Topo

Tatiana Vasconcellos

OPINIÃO

Texto em que o autor apresenta e defende suas ideias e opiniões, a partir da interpretação de fatos e dados.

Sexualizar o próprio corpo empodera ou aprisiona ainda mais a mulher?

Cantora Anitta: primeiro lugar no Spotify global com a sexy "Envolver" - Reprodução/Instagram
Cantora Anitta: primeiro lugar no Spotify global com a sexy "Envolver" Imagem: Reprodução/Instagram

Colunista do UOL

01/04/2022 04h00

Anitta, no topo do mundo com "Envolver", e Miley Cyrus juntas no Lollapalooza voltaram a despertar discussões sobre a sexualização das artistas pop. Admiro as duas por motivos diferentes, assim como tantas outras que têm em comum o fato de colocarem seus corpos a serviço de seu sucesso.

Mas me questiono: sexualização é empoderamento? Ou a sexualização é um meio de obter poder? Poder é ser conhecida e ter a música cantada no mundo inteiro, cuidar da própria carreira, usar seu corpo como bem entender, ser consciente disso e ganhar muito dinheiro. São todos códigos masculinos, determinados por um sistema comandado por homens. Uma das ferramentas de que mulheres lançam mão para sobreviver e ascender em ambientes que reproduzem lógicas machistas é usar dos mesmos códigos para conquistar espaço e mostrar seu talento. E isso não é legítimo?

Na semana retrasada, aqui neste espaço, trouxe uma entrevista com a Mariana Stock, da Prazerela, a respeito da democratização da discussão sobre orgasmo e o quanto isso pode ter impactos complexos para as mulheres, que finalmente estão conversando mais sobre sexualidade. Pode ser muito libertador, mas também opressor.

"O fato de esse assunto estar em alta faz com que o capitalismo se aproprie da pauta e que ela vire mais uma demanda para a mulher. 'Se está todo mundo falando disso, se todo mundo tem orgasmos, eu tenho que ter também. Se não, não estou à altura dessas mulheres que têm essa vivência'", opina Marina.

Nesse sentido, a mulher empoderada seria a mulher transante, bem resolvida com seu corpo e sua sexualidade. Mulher empoderada é mulher cheia de poder. Mas o poder feminino também foi fagocitado pelo sistema. Mulher empoderada é mulher sexualizada.

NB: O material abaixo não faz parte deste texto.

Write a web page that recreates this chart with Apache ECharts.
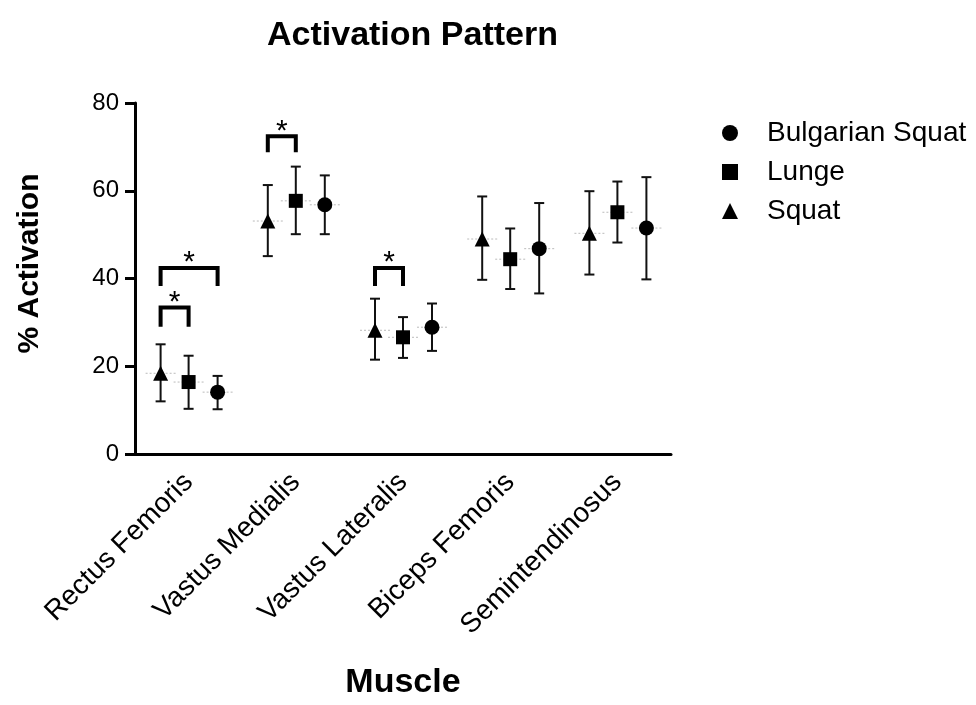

"Ai, mas até parece que isso começou agora, olha a Madonna". Parênteses rápidos: Miley Cyrus me lembra Madonna, menos rebolante e mais rock'n'roll: curto! Fecha parênteses. Que caminhos Madonna abriu? Que transformações ela provocou e o que essas mudanças representaram na evolução em direção à liberdade de comportamento? Fui uma criança que ouviu "Like a Virgin", uma pré-adolescente que assistia ao clipe de "Like a Prayer" na MTV e achava: uau, transgressor.

via GIPHY

Mas aí me surgem mais dúvidas: as artistas contemporâneas estão usando o poder conquistado via sexualização para hackear e mudar o esquema todo ou apenas estão reproduzindo a mesma lógica de servir seus corpos à objetificação?

Um estudo reunindo as opiniões de 401 artistas independentes, compositoras, produtoras e DJs de todo o mundo, chegou a números gritantes, porém não surpreendentes: 81% acham que é mais difícil para artistas mulheres obterem reconhecimento do que para artistas homens. A pesquisa foi divulgada há um ano, pela Midia Research e a TuneCore/Believe —plataforma global de administração de carreiras de artistas independentes— e, com dados de realidade, nos dá a dimensão da questão.

Ainda segundo o levantamento, 90% das entrevistadas disseram ter experimentado preconceito inconsciente, quase metade delas frequentemente. E quase dois terços delas identificaram o assédio sexual ou a objetificação como um desafio importante, sendo de longe o problema mais citado.

A sexualização, meio de poder e ascensão para tantas divas pop, é a barreira mais citada por tantas outras artistas menos célebres. Sendo a sexualização assumida como meio natural de sucesso, não é difícil resvalar no abuso e no assédio. Sendo assim, termino com mais uma pergunta: que significados do que é ser uma mulher livre e bem-sucedida a cultura pop tem produzido e estabelecido?

Para ouvir: "Show das Poderosas" - Anitta.